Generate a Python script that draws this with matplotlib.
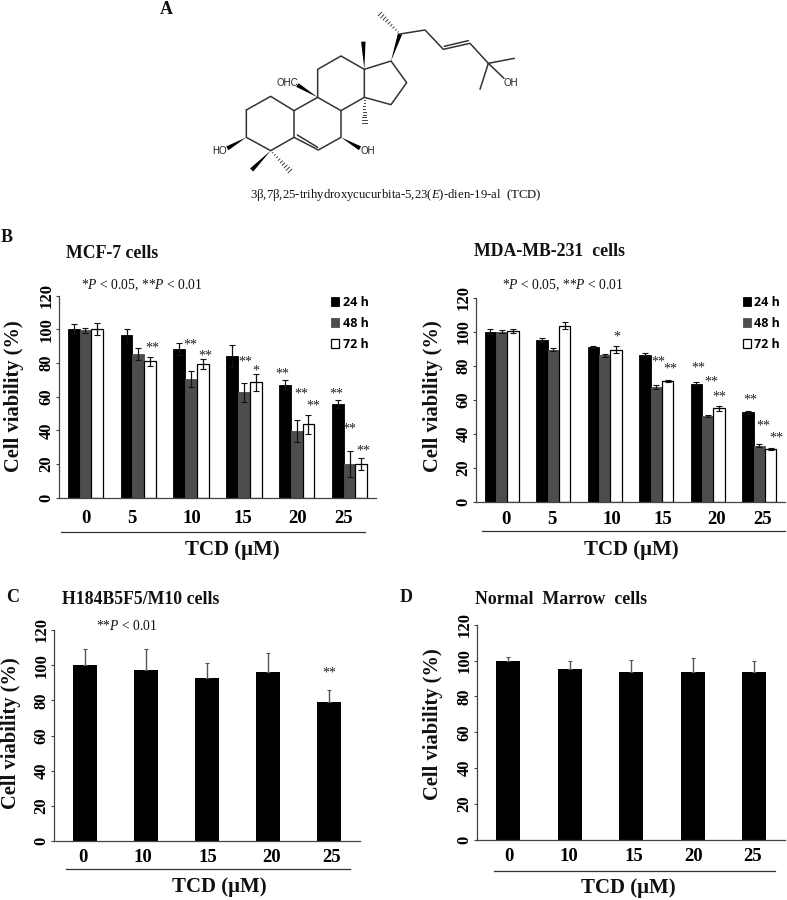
import numpy as np
import matplotlib
matplotlib.use("Agg")
import matplotlib.pyplot as plt
from matplotlib.patches import Polygon

plt.rcParams['font.family'] = ['Liberation Serif', 'DejaVu Serif']
plt.rcParams['mathtext.fontset'] = 'custom'
plt.rcParams['mathtext.rm'] = 'Liberation Serif'
plt.rcParams['mathtext.it'] = 'Liberation Serif:italic'

W, H = 787, 900

# panel B, MCF-7
mcf_24 = [100, 96.5, 88.5, 84, 67, 55.5]
mcf_48 = [99.5, 85.5, 70.5, 62.5, 39.5, 20]
mcf_72 = [100, 81, 79.5, 68.5, 43.5, 20]
mcf_24_err = [3, 4, 3.5, 6.5, 3, 2.5]
mcf_48_err = [1.5, 3.5, 4.5, 5.5, 6.5, 8]
mcf_72_err = [3.5, 2.5, 3, 5, 5.5, 3.5]
mcf_labels = ['0', '5', '10', '15', '20', '25']
mcf_label_x = [0.01, 0.88, 2.02, 2.98, 4.02, 4.89]
mcf_star_x = [1.27, 1.99, 2.27, 3.02, 3.23, 3.72, 4.08, 4.31, 4.74, 5.0, 5.26]
mcf_star_y = [89.7, 91.7, 85, 81.8, 76.2, 74.3, 62.6, 55.4, 62.6, 41.8, 28.7]
mcf_stars = ['**', '**', '**', '**', '*', '**', '**', '**', '**', '**', '**']

# panel B, MDA-MB-231
mda_24 = [100, 95, 91, 86.5, 69.5, 52.5]
mda_48 = [100, 89.5, 86, 67.5, 50.3, 33]
mda_72 = [100.3, 103.5, 89.5, 71.2, 55, 31]
mda_24_err = [1.5, 1, 0.3, 1, 1, 1]
mda_48_err = [1, 1, 1, 1, 0.5, 1]
mda_72_err = [1, 2, 2, 0.5, 1.5, 0.7]
mda_label_x = [0.08, 0.98, 2.14, 3.13, 4.18, 5.07]
mda_star_x = [2.24, 3.04, 3.27, 3.81, 4.06, 4.22, 4.82, 5.07, 5.34]
mda_star_y = [98, 83.3, 79, 79.8, 71.2, 62.4, 60.8, 45.7, 38.2]
mda_stars = ['*', '**', '**', '**', '**', '**', '**', '**', '**']

# panels C and D
short_labels = ['0', '10', '15', '20', '25']
h184_vals = [100, 97.5, 92.5, 96, 79]
h184_err = [9, 11.5, 8.5, 11, 7]
h184_label_x = [-0.03, 0.95, 2.02, 3.06, 4.04]
marrow_vals = [100, 95, 93.5, 93.5, 93.5]
marrow_err = [2, 5, 7, 8, 6]
marrow_label_x = [0.02, 0.99, 2.05, 3.01, 3.98]

fig = plt.figure(figsize=(W / 100, H / 100), dpi=100)

# overlay in pixel coordinates for free text, rules and the structure
bg = fig.add_axes([0, 0, 1, 1])
bg.set_xlim(0, W)
bg.set_ylim(H, 0)
bg.axis('off')


def make_axes(left, right, top, bottom, xpad):
    ax = fig.add_axes([left / W, 1 - bottom / H, (right - left) / W, (bottom - top) / H])
    ax.patch.set_alpha(0)
    ax.set_ylim(0, 120)
    ax.set_yticks(range(0, 121, 20))
    for s in ['top', 'right']:
        ax.spines[s].set_visible(False)
    for s in ['left', 'bottom']:
        ax.spines[s].set_color('#444444')
        ax.spines[s].set_linewidth(0.9)
    ax.tick_params(axis='y', length=2.5, width=0.8, color='#444444', pad=0.8, labelsize=12)
    ax.tick_params(axis='x', length=0, pad=xpad, labelsize=13.5)
    for t in ax.get_yticklabels():
        t.set_rotation(90)
        t.set_va('center')
        t.set_fontweight('bold')
    return ax


def star(ax, x, y, s):
    ax.annotate(s, (x, y), xytext=(0, -1.2), textcoords='offset points', ha='center', va='center',
                fontsize=10, color='#222222', annotation_clip=False)


def grouped(ax, s24, s48, s72, e24, e48, e72, labels, label_x, sx, sy, st, leg_x):
    ax.set_xlim(-0.5, 5.5)
    w = 0.222
    x = np.arange(len(s24))
    kw = dict(capsize=2.2, error_kw=dict(elinewidth=0.9, capthick=0.8, ecolor='#111111'))
    ax.bar(x - w, s24, w, yerr=e24, color='black', edgecolor='black', linewidth=0.6, label='24 h', **kw)
    ax.bar(x, s48, w, yerr=e48, color='#4d4d4d', edgecolor='#4d4d4d', linewidth=0.6, label='48 h', **kw)
    ax.bar(x + w, s72, w, yerr=e72, color='white', edgecolor='black', linewidth=0.9, label='72 h', **kw)
    ax.set_xticks(label_x, labels, fontweight='bold')
    for a, b, s in zip(sx, sy, st):
        star(ax, a, b, s)
    ax.legend(loc='upper left', bbox_to_anchor=(leg_x / W, 1 - 296 / H), bbox_transform=fig.transFigure,
              frameon=False, handlelength=0.65, handleheight=0.75, handletextpad=0.3, labelspacing=0.62,
              borderpad=0, borderaxespad=0,
              prop={'family': 'Open Sans', 'weight': 'bold', 'size': 9})


def single(ax, vals, errs, labels, label_x):
    ax.set_xlim(-0.5, 4.5)
    x = np.arange(len(vals))
    ax.bar(x, vals, 0.39, yerr=[[0] * len(errs), errs], color='black', capsize=1.6,
           error_kw=dict(elinewidth=1.0, capthick=0.8, ecolor='#555555'))
    ax.set_xticks(label_x, labels, fontweight='bold')


ax1 = make_axes(59, 376, 295.7, 497.7, 9)
grouped(ax1, mcf_24, mcf_48, mcf_72, mcf_24_err, mcf_48_err, mcf_72_err,
        mcf_labels, mcf_label_x, mcf_star_x, mcf_star_y, mcf_stars, 331)
ax2 = make_axes(476, 785, 297.7, 501.7, 6.5)
grouped(ax2, mda_24, mda_48, mda_72, mda_24_err, mda_48_err, mda_72_err,
        mcf_labels, mda_label_x, mda_star_x, mda_star_y, mda_stars, 742.5)
ax3 = make_axes(54, 360, 630, 841.3, 5.5)
single(ax3, h184_vals, h184_err, short_labels, h184_label_x)
star(ax3, 4, 96.5, '**')
ax4 = make_axes(477.3, 785, 624.7, 839.7, 6)
single(ax4, marrow_vals, marrow_err, short_labels, marrow_label_x)


def txt(x, y, s, size, bold=True, ha='left', rot=0, **kw):
    bg.text(x, y, s, fontsize=size, fontweight='bold' if bold else 'normal', ha=ha, va='center',
            rotation=rot, color='#111111', **kw)


# panel letters and titles
txt(160, 9, 'A', 13)
txt(1, 237, 'B', 13)
txt(6, 598, 'C', 13)
txt(400, 598, 'D', 13)
txt(65.5, 253, 'MCF-7 cells', 12.8)
txt(474, 252, 'MDA-MB-231  cells', 12.8)
txt(62, 600, 'H184B5F5/M10 cells', 12.8)
txt(475, 600, 'Normal  Marrow  cells', 12.8)

# p value notes
p_both = r'*$\mathit{P}$ < 0.05, **$\mathit{P}$ < 0.01'
txt(81, 285, p_both, 9.8, bold=False)
txt(502, 285.5, p_both, 9.8, bold=False)
txt(96.5, 626, r'**$\mathit{P}$ < 0.01', 9.8, bold=False)

# y labels
for x, y in [(14, 396), (433, 396), (11.5, 733), (433, 724)]:
    txt(x, y, 'Cell viability (%)', 14.8, ha='center', rot=90)

# rules and x titles
for x0, x1, y in [(61, 365, 531.7), (482, 785, 531), (66, 350, 869), (494, 775, 870.7)]:
    bg.plot([x0, x1], [y, y], color='#333333', lw=0.9)
for x, y in [(232, 550), (631, 550), (219, 887), (628, 888)]:
    txt(x, y, 'TCD (\u03bcM)', 15, ha='center')

# structure of TCD, points in 3x crop units of the top region
chain_a = [(199, 330), (272, 289), (342, 332), (342, 412), (272, 452), (199, 412), (199, 330)]
chain_b = [(342, 332), (413, 292), (483, 332), (483, 412), (415, 450), (342, 412)]
chain_c = [(413, 292), (413, 208), (483, 168), (553, 208), (553, 292), (483, 332)]
chain_d = [(553, 208), (633, 183), (680, 248), (633, 314), (553, 292)]
chain_side = [(660, 102), (735, 90), (790, 148), (870, 130), (925, 190), (1003, 175)]
extra_bonds = [[(925, 190), (900, 268)], [(925, 190), (972, 235)], [(352, 405), (413, 442)], [(793, 139), (865, 122)]]
wedges = [[(633, 183), (660, 102)], [(553, 208), (550, 125)], [(413, 292), (352, 255)],
          [(199, 412), (142, 445)], [(483, 412), (540, 445)], [(272, 452), (215, 510)]]
hashes = [[(660, 102), (600, 42)], [(553, 292), (553, 370)], [(272, 452), (330, 513)]]
atoms = [('OHC', 322, 250), ('HO', 120, 453), ('OH', 563, 453), ('OH', 991, 250)]


def mol(p):
    return 180 + p[0] / 3, p[1] / 3


for c in [chain_a, chain_b, chain_c, chain_d, chain_side] + extra_bonds:
    pts = np.array([mol(p) for p in c])
    bg.plot(pts[:, 0], pts[:, 1], color='#333333', lw=1.1, solid_capstyle='round')
for a, b in wedges:
    a, b = np.array(mol(a)), np.array(mol(b))
    d = b - a
    n = np.array([-d[1], d[0]]) / np.hypot(*d) * 2.2
    bg.add_patch(Polygon([a, b + n, b - n], closed=True, color='black', lw=0))
for a, b in hashes:
    a, b = np.array(mol(a)), np.array(mol(b))
    d = b - a
    n = np.array([-d[1], d[0]]) / np.hypot(*d)
    for f in np.linspace(0.1, 1, 9):
        c = a + d * f
        bg.plot(*zip(c - n * 2.6 * f, c + n * 2.6 * f), color='#222222', lw=0.6)
for s, x, y in atoms:
    bg.text(180 + x / 3, y / 3, s, fontsize=7, ha='center', va='center', family='Liberation Sans', color='#222222')
txt(396, 195, r'3β,7β,25-trihydroxycucurbita-5,23($\mathit{E}$)-dien-19-al  (TCD)', 9.2, bold=False, ha='center')

fig.savefig('out.png', dpi=100)
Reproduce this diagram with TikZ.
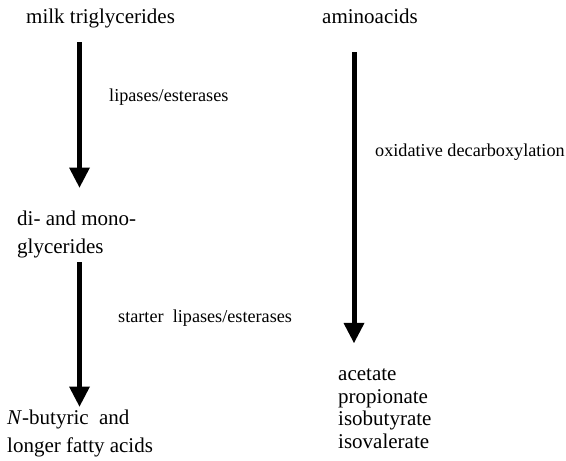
\documentclass[tikz,border=0pt]{standalone}
\usepackage{fontspec}
\setmainfont{Liberation Serif}
\usetikzlibrary{arrows.meta, positioning}

\begin{document}
\begin{tikzpicture}[
        x=1pt, y=1pt,
        % Styles des textes
        substrate/.style = {
            inner sep=0pt,
            anchor=base west,
            align=left,
            font=\fontsize{21}{28}\selectfont
        },
        product/.style = {
            substrate,
            font=\fontsize{21}{22.4}\selectfont
        },
        enzyme/.style = {
            inner sep=0pt,
            anchor=base west,
            font=\fontsize{18.2}{22}\selectfont
        },
        % Style des flèches
        arrow/.style = {
            -{Triangle[length=20pt, width=21pt, line width=0pt]},
            line width=5pt,
            draw=black
        }
    ]
        \useasboundingbox (0,0) rectangle (566,-461);

        % 1. Placement des nœuds (Nodes) -- base = dernière ligne
        \node (milk)    [substrate] at (26,-23)  {milk triglycerides};
        \node (amino)   [substrate] at (322,-23) {aminoacids};
        \node (glyc)    [substrate] at (17,-253) {di- and mono-\\glycerides};
        \node (fatty)   [substrate] at (7,-452)  {\textit{N}-butyric\ \ and\\longer fatty acids};
        \node (volat)   [product]   at (338,-448) {acetate\\propionate\\isobutyrate\\isovalerate};

        \node (lip)     [enzyme] at (109,-101) {lipases/esterases};
        \node (oxid)    [enzyme] at (375,-156) {oxidative decarboxylation};
        \node (starter) [enzyme] at (118,-322) {starter\ \ lipases/esterases};

        % 2. Tracé des flèches (Arrows)
        \coordinate (left)  at (79.5,0);
        \coordinate (right) at (354,0);
        \draw [arrow, shorten <=14.4pt, shorten >=22.7pt] (milk.south -| left) -- (glyc.north -| left);
        \draw [arrow, shorten <=4.4pt, shorten >=2.7pt] (glyc.south -| left) -- (fatty.north -| left);
        \draw [arrow, shorten <=29pt, shorten >=25.8pt] (amino.south -| right) -- (volat.north -| right);

    \end{tikzpicture}
\end{document}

_ _ _ _ _

**WORK TO DO**
Restate the data word for word from its first line through the line with "W, H = 787, 900", leaving out any picture along the way.

**IN RESPONSE**
Generate a Python script that draws this with matplotlib.
import numpy as np
import matplotlib
matplotlib.use("Agg")
import matplotlib.pyplot as plt
from matplotlib.patches import Polygon

plt.rcParams['font.family'] = ['Liberation Serif', 'DejaVu Serif']
plt.rcParams['mathtext.fontset'] = 'custom'
plt.rcParams['mathtext.rm'] = 'Liberation Serif'
plt.rcParams['mathtext.it'] = 'Liberation Serif:italic'

W, H = 787, 900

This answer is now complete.